However, that doesn’t mean that you can’t cut anything else on the same machine. With a bit of effort on the operator’s part, you can learn to fabricate darned near any chunk of metal into whatever shape you want.
For purposes of this brief article, we’ll stick to block work. Once the block is positioned in the machine, a digital probe “reads” the block, with regard to block location on the machine, existing cylinder bore centers, existing lifter bore centers, deck height, etc. If you so choose, you can work from these existing centers and perform a cleanup (overboring cylinders, overboring lifter bores to accept liners, etc.). If your intent is to “accurize” or “blueprint” the block, you simply follow the prompts on the control screen to use an existing program that compares the block’s current dimensional status to the “blueprint” specs, in terms of correct bore centerlines. Follow the screen, hit a few buttons, and away you go.
Of course, I’m simplifying the process, but the point is that it’s not as daunting a task as you might first think. The equipment manufacturers in our industry have gone to great lengths to make these machining centers as user-friendly as possible.
You can get into trouble if and when you begin to create your own programs.
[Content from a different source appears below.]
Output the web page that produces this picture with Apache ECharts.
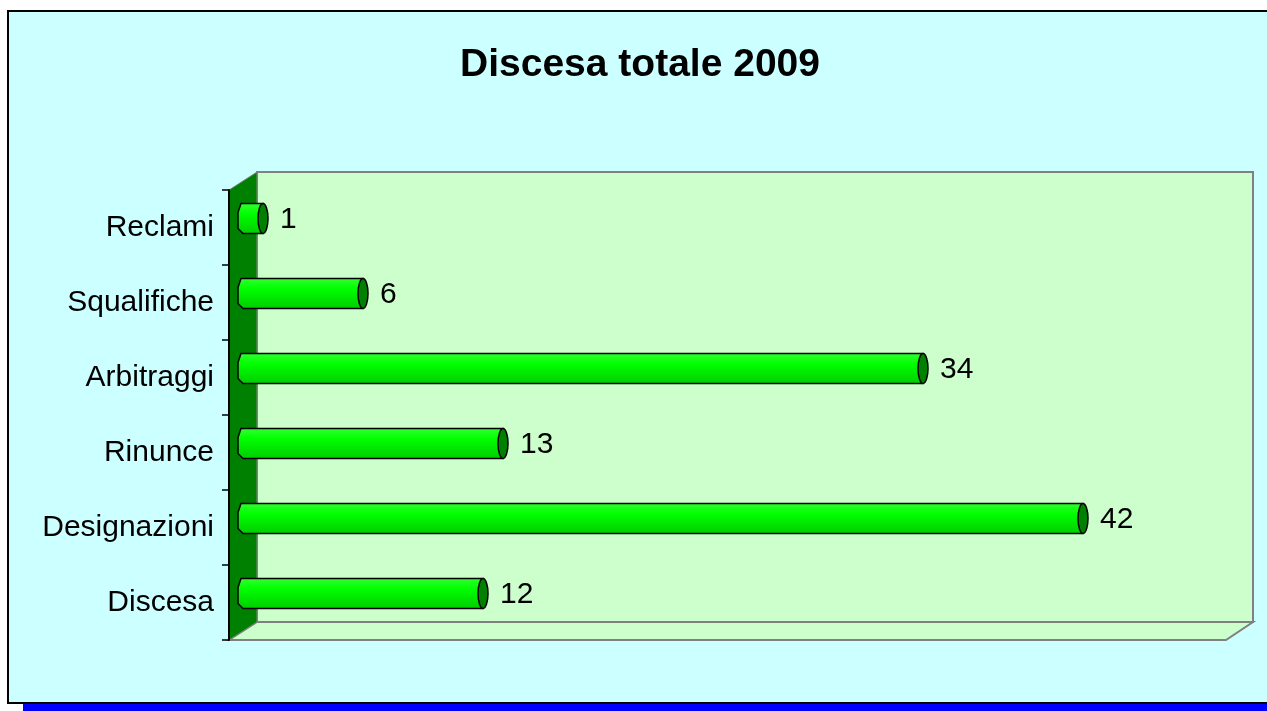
<!DOCTYPE html>
<html>
<head>
<meta charset="utf-8">
<script src="https://cdn.jsdelivr.net/npm/echarts@6/dist/echarts.min.js"></script>
<style>
  html, body { margin: 0; padding: 0; background: #fff; }
  #canvas { width: 1267px; height: 711px; }
</style>
</head>
<body>
<div id="canvas"></div>
<script>
// dati del grafico (dal basso verso l'alto)
var categories = ['Discesa', 'Designazioni', 'Rinunce', 'Arbitraggi', 'Squalifiche', 'Reclami'];
var values = [12, 42, 13, 34, 6, 1];
var axisMax = 50;

function drawChart() {
    var myChart = echarts.init(document.getElementById('canvas'));
    var font = 'Liberation Sans, Arial, sans-serif';

    // piano frontale (assi) e piano intermedio (barre)
    var front = { left: 229, top: 190, width: 997, height: 450 };
    var mid = { left: 243, top: 181, width: 1000, height: 450 };
    var back = { left: 257, top: 172, width: 996, height: 450 };

    // barra cilindrica
    function renderBar(params, api) {
        var v = api.value(0);
        var p0 = api.coord([0, api.value(1)]);
        var p1 = api.coord([v, api.value(1)]);
        var h = api.size([0, 1])[1] * 0.4;
        var top = p0[1] - h / 2, bot = p0[1] + h / 2;
        var rx = 5;
        var body = 'M' + p0[0] + ',' + top + ' L' + p1[0] + ',' + top +
            ' L' + p1[0] + ',' + bot + ' L' + p0[0] + ',' + bot +
            ' L' + (p0[0] - rx) + ',' + (bot - 5) + ' L' + (p0[0] - rx) + ',' + (top + 9) +
            ' L' + (p0[0] - 2) + ',' + top + ' Z';
        return {
            type: 'group',
            children: [{
                type: 'path',
                shape: { pathData: body },
                style: {
                    fill: new echarts.graphic.LinearGradient(0, 0, 0, 1, [
                        { offset: 0, color: '#33ff33' },
                        { offset: 0.35, color: '#00ff00' },
                        { offset: 1, color: '#00cc00' }
                    ]),
                    stroke: '#000', lineWidth: 1.5
                }
            }, {
                type: 'ellipse',
                shape: { cx: p1[0], cy: p1[1], rx: rx, ry: h / 2 },
                style: { fill: '#008000', stroke: '#000', lineWidth: 1.5 }
            }, {
                type: 'text',
                x: p1[0] + 17,
                y: p1[1] + 1,
                style: {
                    text: String(v), fill: '#000', fontSize: 30, fontFamily: font,
                    align: 'left', verticalAlign: 'middle'
                }
            }]
        };
    }

    var option = {
        backgroundColor: '#fff',
        animation: false,
        title: {
            text: 'Discesa totale 2009',
            left: 635, top: 41, textAlign: 'center',
            textStyle: { fontSize: 39, fontWeight: 'bold', fontFamily: font, color: '#000' }
        },
        graphic: [
            { type: 'rect', z: -20, shape: { x: 23, y: 700, width: 1260, height: 11 }, style: { fill: '#0000ff' } },
            { type: 'rect', z: -19, shape: { x: 8, y: 11, width: 1275, height: 692 }, style: { fill: '#ccffff', stroke: '#000', lineWidth: 2 } },
            // parete di fondo
            { type: 'rect', z: -18, shape: { x: back.left, y: back.top, width: back.width, height: back.height },
              style: { fill: '#ccffcc', stroke: '#808080', lineWidth: 2 } },
            // pavimento
            { type: 'polygon', z: -18, shape: { points: [[front.left, front.top + front.height], [back.left, back.top + back.height],
                [back.left + back.width, back.top + back.height], [front.left + front.width, front.top + front.height]] },
              style: { fill: '#ccffcc', stroke: '#808080', lineWidth: 2 } },
            // parete laterale
            { type: 'polygon', z: -17, shape: { points: [[front.left, front.top], [back.left, back.top],
                [back.left, back.top + back.height], [front.left, front.top + front.height]] },
              style: { fill: '#008000', stroke: '#808080', lineWidth: 1 } }
        ],
        grid: [
            { left: front.left, top: front.top, width: front.width, height: front.height },
            { left: mid.left, top: mid.top, width: mid.width, height: mid.height }
        ],
        xAxis: [
            { gridIndex: 0, type: 'value', min: 0, max: axisMax, show: false },
            { gridIndex: 1, type: 'value', min: 0, max: axisMax, show: false }
        ],
        yAxis: [{
            gridIndex: 0, type: 'category', data: categories,
            axisLine: { show: true, lineStyle: { color: '#000', width: 2 } },
            axisTick: { show: true, length: 7, lineStyle: { color: '#000', width: 1.5 } },
            axisLabel: { margin: 15, fontSize: 30, fontFamily: font, color: '#000' },
            splitLine: { show: false }
        }, {
            gridIndex: 1, type: 'category', data: categories, show: false
        }],
        series: [{
            type: 'custom',
            xAxisIndex: 1, yAxisIndex: 1,
            renderItem: renderBar,
            data: values.map(function (v, i) { return [v, i]; })
        }]
    };

    myChart.setOption(option);
}

drawChart();
</script>
</body>
</html>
Remember: the machine is controlled by a computer, which means that it’s going to do whatever the program tells it to do. If you write a program and accidentally place a decimal point in the wrong spot, let’s say you intend to type 0.010″, but you accidentally type 1.00″, the cutter is going to dive in and whack a depth of one inch instead of ten thousandths of an inch.
How much time do typical operations require? According to Rottler’s Ed Keebler, a typical cylinder boring job (simply resizing eight existing holes) takes about 12 to 15 minutes for a V8 block, depending on material removed and type of block. For correcting bore centerlines, a V8 block would require about 20 minutes (this includes the 2 to 3 minutes it takes to enter the data, plus machining time). To correct lifter bore centerlines requires about 15 to 20 minutes, after the cylinder boring has been completed. Ed noted that the entire job of correcting cylinder bores and lifter bores in a typical Chevy V8 block would require a total of about 45 minutes.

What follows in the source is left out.